### MATERIAL
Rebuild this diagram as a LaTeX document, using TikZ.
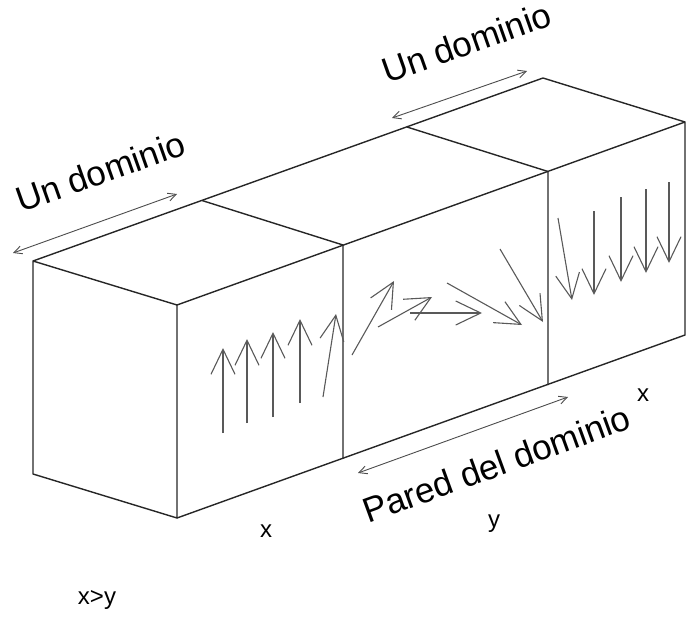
\documentclass[tikz,border=0pt]{standalone}
\usepackage{fontspec}
\setmainfont{Liberation Sans}
\usepackage{tikz}
\usetikzlibrary{arrows.meta}
\tikzstyle{boxline} = [line width=1.4pt, draw=black!85, line join=round]
\tikzstyle{spin} = [line width=1.1pt, draw=black!65, -{Straight Barb[length=25pt,width=24pt]}]
\tikzstyle{span} = [line width=0.9pt, draw=black!70, {Straight Barb[length=8pt,width=8pt]}-{Straight Barb[length=8pt,width=8pt]}]
\tikzset{domain label/.style={font=\fontsize{35}{38}\selectfont, inner sep=0pt, anchor=base west, rotate=19.5}}
\tikzset{axis label/.style={font=\fontsize{24}{26}\selectfont, inner sep=0pt}}

\begin{document}
\begin{tikzpicture}[x=1pt,y=-1pt]
\useasboundingbox (0,0) rectangle (686,619);

% corners of the bar
\coordinate (k0) at (33,261);
\coordinate (k1) at (202,200.5);
\coordinate (k2) at (407,127);
\coordinate (k3) at (543,78);
\coordinate (k4) at (33,474);
\coordinate (t0) at (177,305);
\coordinate (t1) at (343,245);
\coordinate (t2) at (548,171.5);
\coordinate (t3) at (685,122);
\coordinate (b0) at (177,518);
\coordinate (b1) at (343,458.5);
\coordinate (b2) at (548,385);
\coordinate (b3) at (685,335);

\draw[boxline] (k0) -- (t0) -- (b0) -- (k4) -- cycle;
\draw[boxline] (t0) -- (t3) -- (b3) -- (b0);
\draw[boxline] (k0) -- (k3) -- (t3);
\draw[boxline] (k1) -- (t1) -- (b1);
\draw[boxline] (k2) -- (t2) -- (b2);

% domain widths
\coordinate (la) at (13,253);
\coordinate (lb) at (177,194);
\coordinate (ua) at (392,118);
\coordinate (ub) at (527,71);
\coordinate (wa) at (358,473);
\coordinate (wb) at (568,397);
\draw[span] (la) -- (lb);
\draw[span] (ua) -- (ub);
\draw[span] (wa) -- (wb);

\node[domain label] (left) at (21,213) {Un dominio};
\node[domain label] (upper) at (387,84) {Un dominio};
\node[domain label, rotate=0.5] (wall) at (368,524) {Pared del dominio};

% spins
\draw[spin] (223,433) -- (223,348);
\draw[spin] (247,423) -- (247,339);
\draw[spin] (273,417) -- (273,332);
\draw[spin] (300,403) -- (300,319);
\draw[spin] (323,397) -- (336,314);

\draw[spin] (352,355) -- (394,281);
\draw[spin] (378,327) -- (432,297);
\draw[spin] (410,313) -- (482,313);
\draw[spin] (447,283) -- (522,325);
\draw[spin] (500,249) -- (543,322);

\draw[spin] (558,218) -- (572,300);
\draw[spin] (594,211) -- (594,295);
\draw[spin] (621,197) -- (621,282);
\draw[spin] (646,189) -- (646,273);
\draw[spin] (669,182) -- (669,263);

\node[axis label] (xa) at (266,531) {x};
\node[axis label] (ya) at (494,524) {y};
\node[axis label] (xb) at (643,395) {x};
\node[axis label] (cmp) at (97,600) {x>y};
\end{tikzpicture}
\end{document}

### WORK TO COMPLETE
Without the pictures, write out the whole listing above exactly as it appears.

### THE COMPLETED TASK
Rebuild this diagram as a LaTeX document, using TikZ.
\documentclass[tikz,border=0pt]{standalone}
\usepackage{fontspec}
\setmainfont{Liberation Sans}
\usepackage{tikz}
\usetikzlibrary{arrows.meta}
\tikzstyle{boxline} = [line width=1.4pt, draw=black!85, line join=round]
\tikzstyle{spin} = [line width=1.1pt, draw=black!65, -{Straight Barb[length=25pt,width=24pt]}]
\tikzstyle{span} = [line width=0.9pt, draw=black!70, {Straight Barb[length=8pt,width=8pt]}-{Straight Barb[length=8pt,width=8pt]}]
\tikzset{domain label/.style={font=\fontsize{35}{38}\selectfont, inner sep=0pt, anchor=base west, rotate=19.5}}
\tikzset{axis label/.style={font=\fontsize{24}{26}\selectfont, inner sep=0pt}}

\begin{document}
\begin{tikzpicture}[x=1pt,y=-1pt]
\useasboundingbox (0,0) rectangle (686,619);

% corners of the bar
\coordinate (k0) at (33,261);
\coordinate (k1) at (202,200.5);
\coordinate (k2) at (407,127);
\coordinate (k3) at (543,78);
\coordinate (k4) at (33,474);
\coordinate (t0) at (177,305);
\coordinate (t1) at (343,245);
\coordinate (t2) at (548,171.5);
\coordinate (t3) at (685,122);
\coordinate (b0) at (177,518);
\coordinate (b1) at (343,458.5);
\coordinate (b2) at (548,385);
\coordinate (b3) at (685,335);

\draw[boxline] (k0) -- (t0) -- (b0) -- (k4) -- cycle;
\draw[boxline] (t0) -- (t3) -- (b3) -- (b0);
\draw[boxline] (k0) -- (k3) -- (t3);
\draw[boxline] (k1) -- (t1) -- (b1);
\draw[boxline] (k2) -- (t2) -- (b2);

% domain widths
\coordinate (la) at (13,253);
\coordinate (lb) at (177,194);
\coordinate (ua) at (392,118);
\coordinate (ub) at (527,71);
\coordinate (wa) at (358,473);
\coordinate (wb) at (568,397);
\draw[span] (la) -- (lb);
\draw[span] (ua) -- (ub);
\draw[span] (wa) -- (wb);

\node[domain label] (left) at (21,213) {Un dominio};
\node[domain label] (upper) at (387,84) {Un dominio};
\node[domain label, rotate=0.5] (wall) at (368,524) {Pared del dominio};

% spins
\draw[spin] (223,433) -- (223,348);
\draw[spin] (247,423) -- (247,339);
\draw[spin] (273,417) -- (273,332);
\draw[spin] (300,403) -- (300,319);
\draw[spin] (323,397) -- (336,314);

\draw[spin] (352,355) -- (394,281);
\draw[spin] (378,327) -- (432,297);
\draw[spin] (410,313) -- (482,313);
\draw[spin] (447,283) -- (522,325);
\draw[spin] (500,249) -- (543,322);

\draw[spin] (558,218) -- (572,300);
\draw[spin] (594,211) -- (594,295);
\draw[spin] (621,197) -- (621,282);
\draw[spin] (646,189) -- (646,273);
\draw[spin] (669,182) -- (669,263);

\node[axis label] (xa) at (266,531) {x};
\node[axis label] (ya) at (494,524) {y};
\node[axis label] (xb) at (643,395) {x};
\node[axis label] (cmp) at (97,600) {x>y};
\end{tikzpicture}
\end{document}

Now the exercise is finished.